Immediately upon the merging of these two holiness groups, the missionaries that had been assigned by the Pentecostal Mission were taken care of by the Pentecostal Church of the Nazarene. The largest church that the Pentecostal Mission owned was located in downtown Nashville. Within a few weeks this church changed its name to “The First Pentecostal Church of the Nazarene”, and no longer was referred to as the Pentecostal Mission. There was truly a merger that took place, and it was ultimately for the betterment of both organizations. The Pentecostal Mission had a history of being disorganized while the Nazarenes had a history of being very organized. Just this fact has brought about a big impact on the effectiveness that was realized out of the ministry of the Pentecostal Mission.
The social ministries that the Nazarenes were apart of in the early days were largely family enterprises, owned and operated by church members. Still, they were considered to be Nazarene in their basic identity. They were promoted within the denomination, their managers were given access to official platforms of the church, and they raised most of their financial support from the church. A few, such as the Nazarene Rescue Home in Bethany or the Peniel Orphanage in Texas, were owned for short periods by districts or by the general church. However, this was an exception and not the norm.

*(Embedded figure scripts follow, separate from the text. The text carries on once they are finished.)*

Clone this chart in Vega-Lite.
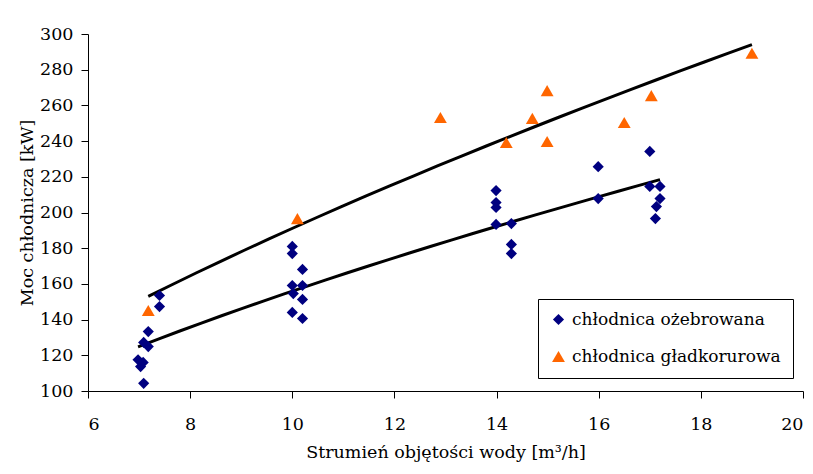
{
  "$schema": "https://vega.github.io/schema/vega-lite/v6.json",
  "width": 715,
  "height": 357,
  "autosize": {"type": "none"},
  "padding": {"left": 88, "top": 34, "right": 10, "bottom": 83},
  "background": "white",
  "config": {
    "view": {"stroke": null},
    "font": "DejaVu Serif",
    "axis": {
      "grid": false,
      "domainColor": "black",
      "tickColor": "black",
      "labelColor": "black",
      "titleColor": "black",
      "labelFont": "DejaVu Serif",
      "titleFont": "DejaVu Serif",
      "labelFontSize": 17.5,
      "titleFontSize": 17.5,
      "titleFontWeight": "normal",
      "tickSize": 7,
      "domainWidth": 1,
      "tickWidth": 1,
      "labelOverlap": false
    },
    "legend": {
      "labelFont": "DejaVu Serif",
      "labelFontSize": 17,
      "labelColor": "black",
      "labelLimit": 0
    }
  },
  "data": {
    "values": [
      {"x": 6.98, "y": 117.5, "seria": "chłodnica ożebrowana"},
      {"x": 7.08, "y": 116, "seria": "chłodnica ożebrowana"},
      {"x": 7.03, "y": 113.7, "seria": "chłodnica ożebrowana"},
      {"x": 7.09, "y": 104.3, "seria": "chłodnica ożebrowana"},
      {"x": 7.18, "y": 133.3, "seria": "chłodnica ożebrowana"},
      {"x": 7.09, "y": 127.2, "seria": "chłodnica ożebrowana"},
      {"x": 7.18, "y": 124.9, "seria": "chłodnica ożebrowana"},
      {"x": 7.4, "y": 153.5, "seria": "chłodnica ożebrowana"},
      {"x": 7.4, "y": 147.3, "seria": "chłodnica ożebrowana"},
      {"x": 10.2, "y": 168.1, "seria": "chłodnica ożebrowana"},
      {"x": 10.0, "y": 159.1, "seria": "chłodnica ożebrowana"},
      {"x": 10.2, "y": 159.1, "seria": "chłodnica ożebrowana"},
      {"x": 10.02, "y": 154.6, "seria": "chłodnica ożebrowana"},
      {"x": 10.2, "y": 151.3, "seria": "chłodnica ożebrowana"},
      {"x": 10.0, "y": 144, "seria": "chłodnica ożebrowana"},
      {"x": 10.2, "y": 140.6, "seria": "chłodnica ożebrowana"},
      {"x": 10.0, "y": 181, "seria": "chłodnica ożebrowana"},
      {"x": 10.0, "y": 177, "seria": "chłodnica ożebrowana"},
      {"x": 13.99, "y": 212.3, "seria": "chłodnica ożebrowana"},
      {"x": 13.99, "y": 205.6, "seria": "chłodnica ożebrowana"},
      {"x": 13.99, "y": 202.8, "seria": "chłodnica ożebrowana"},
      {"x": 13.99, "y": 193.3, "seria": "chłodnica ożebrowana"},
      {"x": 14.29, "y": 193.8, "seria": "chłodnica ożebrowana"},
      {"x": 14.29, "y": 182.1, "seria": "chłodnica ożebrowana"},
      {"x": 14.29, "y": 177, "seria": "chłodnica ożebrowana"},
      {"x": 15.99, "y": 225.7, "seria": "chłodnica ożebrowana"},
      {"x": 15.99, "y": 207.8, "seria": "chłodnica ożebrowana"},
      {"x": 17.0, "y": 234.2, "seria": "chłodnica ożebrowana"},
      {"x": 17.0, "y": 214.6, "seria": "chłodnica ożebrowana"},
      {"x": 17.2, "y": 214.6, "seria": "chłodnica ożebrowana"},
      {"x": 17.2, "y": 207.8, "seria": "chłodnica ożebrowana"},
      {"x": 17.13, "y": 203.3, "seria": "chłodnica ożebrowana"},
      {"x": 17.11, "y": 196.6, "seria": "chłodnica ożebrowana"},
      {"x": 7.18, "y": 145.1, "seria": "chłodnica gładkorurowa"},
      {"x": 10.1, "y": 196.6, "seria": "chłodnica gładkorurowa"},
      {"x": 12.9, "y": 253.2, "seria": "chłodnica gładkorurowa"},
      {"x": 14.99, "y": 268.3, "seria": "chłodnica gładkorurowa"},
      {"x": 14.7, "y": 252.7, "seria": "chłodnica gładkorurowa"},
      {"x": 14.19, "y": 239.2, "seria": "chłodnica gładkorurowa"},
      {"x": 14.99, "y": 239.8, "seria": "chłodnica gładkorurowa"},
      {"x": 17.03, "y": 265.5, "seria": "chłodnica gładkorurowa"},
      {"x": 16.5, "y": 250.4, "seria": "chłodnica gładkorurowa"},
      {"x": 19.0, "y": 289.2, "seria": "chłodnica gładkorurowa"}
    ]
  },
  "layer": [
    {
      "transform": [{"regression": "y", "on": "x", "groupby": ["seria"], "method": "pow"}],
      "mark": {"type": "line", "color": "black", "strokeWidth": 3},
      "encoding": {
        "x": {"field": "x", "type": "quantitative", "scale": {"domain": [6, 20]}},
        "y": {"field": "y", "type": "quantitative", "scale": {"domain": [100, 300]}},
        "detail": {"field": "seria", "type": "nominal"}
      }
    },
    {
      "mark": {"type": "point", "filled": true, "opacity": 1},
      "encoding": {
        "x": {
          "field": "x",
          "type": "quantitative",
          "scale": {"domain": [6, 20], "nice": false, "zero": false},
          "axis": {
            "values": [6, 8, 10, 12, 14, 16, 18, 20],
            "title": "Strumień objętości wody [m³/h]",
            "labelPadding": 17,
            "titlePadding": 11,
            "labelOverlap": false
          }
        },
        "y": {
          "field": "y",
          "type": "quantitative",
          "scale": {"domain": [100, 300], "nice": false, "zero": false},
          "axis": {
            "values": [100, 120, 140, 160, 180, 200, 220, 240, 260, 280, 300],
            "tickCount": 11,
            "title": "Moc chłodnicza [kW]",
            "labelPadding": 8,
            "titlePadding": 3,
            "labelOverlap": false,
            "labelSeparation": 0
          }
        },
        "color": {
          "field": "seria",
          "type": "nominal",
          "scale": {
            "domain": ["chłodnica ożebrowana", "chłodnica gładkorurowa"],
            "range": ["#000080", "#FF6600"]
          },
          "legend": {
            "title": null,
            "orient": "none",
            "legendX": 450,
            "legendY": 265,
            "strokeColor": "black",
            "fillColor": "white",
            "padding": 12,
            "rowPadding": 18,
            "symbolSize": 100,
            "symbolOpacity": 1,
            "labelOffset": 5
          }
        },
        "shape": {
          "field": "seria",
          "type": "nominal",
          "scale": {
            "domain": ["chłodnica ożebrowana", "chłodnica gładkorurowa"],
            "range": ["diamond", "triangle-up"]
          }
        },
        "size": {
          "field": "seria",
          "type": "nominal",
          "scale": {
            "domain": ["chłodnica ożebrowana", "chłodnica gładkorurowa"],
            "range": [125, 165]
          },
          "legend": null
        }
      }
    }
  ]
}
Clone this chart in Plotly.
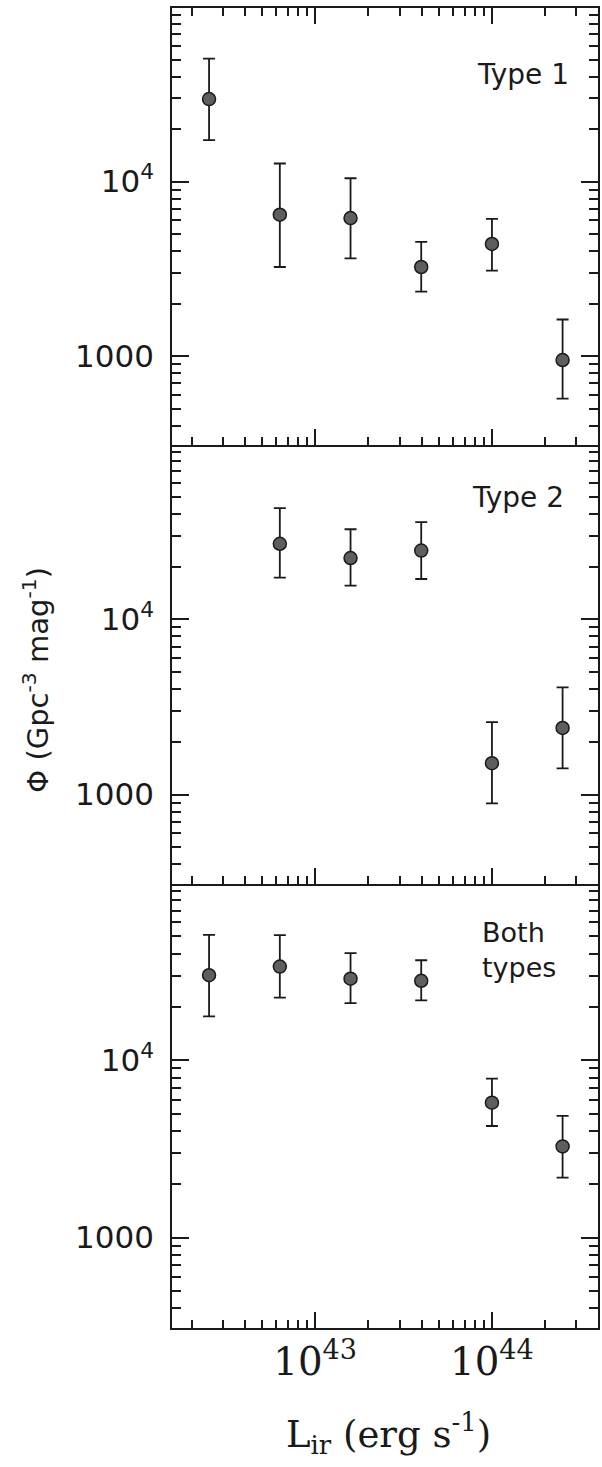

At the Fifth General Assembly in 1919, the General Board of Social Welfare and the General Orphanage Board were added. In 1923, however, the General Superintendents called for a consolidation of all church boards. In the reorganization that followed, the General Board of Social Welfare merged with the General Orphanage Board. According to the minutes, “the primary function of the Board of Social Welfare was to publicize the various independent and semi-independent enterprises, rather than coordinate or encourage a tight system of denominationally-owned social welfare institutions”.